Another was a young student who stood out for his charitable work.
Another was an exemplary cop who tried to make the streets safer.
Another was a worker who was always eager to help his customers.
This is what we know about the four victims of the attack that ended with a gun battle between police and the two shooters at the JC Kosher Supermarket. The two shooters were found dead in the store. Officials say their motive has not yet been determined.
Mindy Ferencz, 32
Ferencz and her husband, Moshe, were among the first 10 Hasidic Jews to move to Jersey City from Brooklyn, according to two local Hatzolah emergency service volunteers who frequented JC Kosher. Ferenz’s family opened the store about four years ago.
“She and her husband were both really, really sweet people,” Jacob, a Hatzolah volunteer who lives in Union City, told the Jewish Telegraphic Agency. “They were very friendly, always had a smile, were really nice to you when you walked in, and it’s definitely going to be something that’s going to be missed.”
Jacob, who declined to give his last name, said Ferencz was committed to making high-quality food that was popular with the store’s customers. The mother of five also would encourage customers from outside the city to move here.
“There is a salad bar there now which everybody knows now,” he said. “She made the food that we eat [for Shabbat] — kugel, cholent. She did a lot.”
“We used to go for lunch all the time,” said Mendy, the other volunteer. “And she was always there making sure there was enough food in the salad bar.”
The grocery store is now being repaired following the shooting. But even when it reopens, Mendy says, something — and someone — will be missing.
“It’s going to take some time to get it up and running again,” he said. “But it’s definitely not going to be the same. Even if they rebuild, even if they change the look and everything, there’s still going to be the feeling of what happened over there.”
Moshe Deutsch, 24
Deutsch was one of the first students at a Hasidic yeshiva located next to the grocery store. Rabbi David Niederman, president of the United Jewish Organizations of Williamsburg and North Brooklyn, said in a statement that Deutsch was “dedicated to studying his Jewish faith every day.”
Niederman added that Deutsch was a generous volunteer to charitable organizations, following in the footsteps of his parents. Chai Lifeline, a Jewish organization that aids sick children, posted on Facebook that Deutsch was a “dedicated” volunteer for its summer bike trip.
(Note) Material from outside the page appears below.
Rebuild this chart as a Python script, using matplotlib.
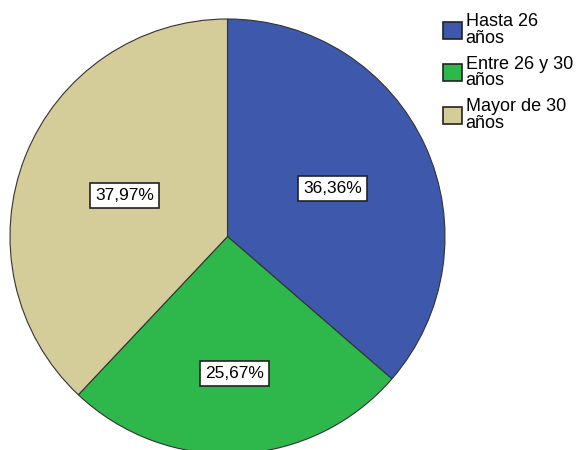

“He was extremely kind and generous, and was the go-to person when his peers needed help,” Niederman said. “Moshe followed in his father’s footsteps and devoted his spare time and energy to help organize the UJO Passover food distribution and many other acts of kindness. The community lost a promising, upcoming charitable person who was spreading love and kindness.”
Miguel Douglas, 49
Douglas, a JC Kosher employee, was friendly to everyone who came in, said Rabbi Shmully Levitin, a Jersey City resident who frequented the store.
“He was very nice, always helpful, always looking to help the customers,” Levitin said. “He was dedicated to his job.”
Joseph Seals, 39
A father of five, Seals had served as a police officer for 15 years, according to NBC News. He was killed after encountering the gunmen at a nearby cemetery.
Seals was the lead officer responsible for removing illegal guns from the city streets. In 2008, he saved a woman from a sexual assault in her own home on Christmas Eve. After responding to a police call, Seals climbed a fire escape, broke through a window and wrestled the assailant to the ground.
He also was known as a devoted father who was often seen playing with his kids.
“For Halloween, he would climb up on the house, on the roof and put up these crazy decorations for the kids,” Joe Vuotolo, a neighbor, told NJ.com. “A really great guy. It’s a shame.”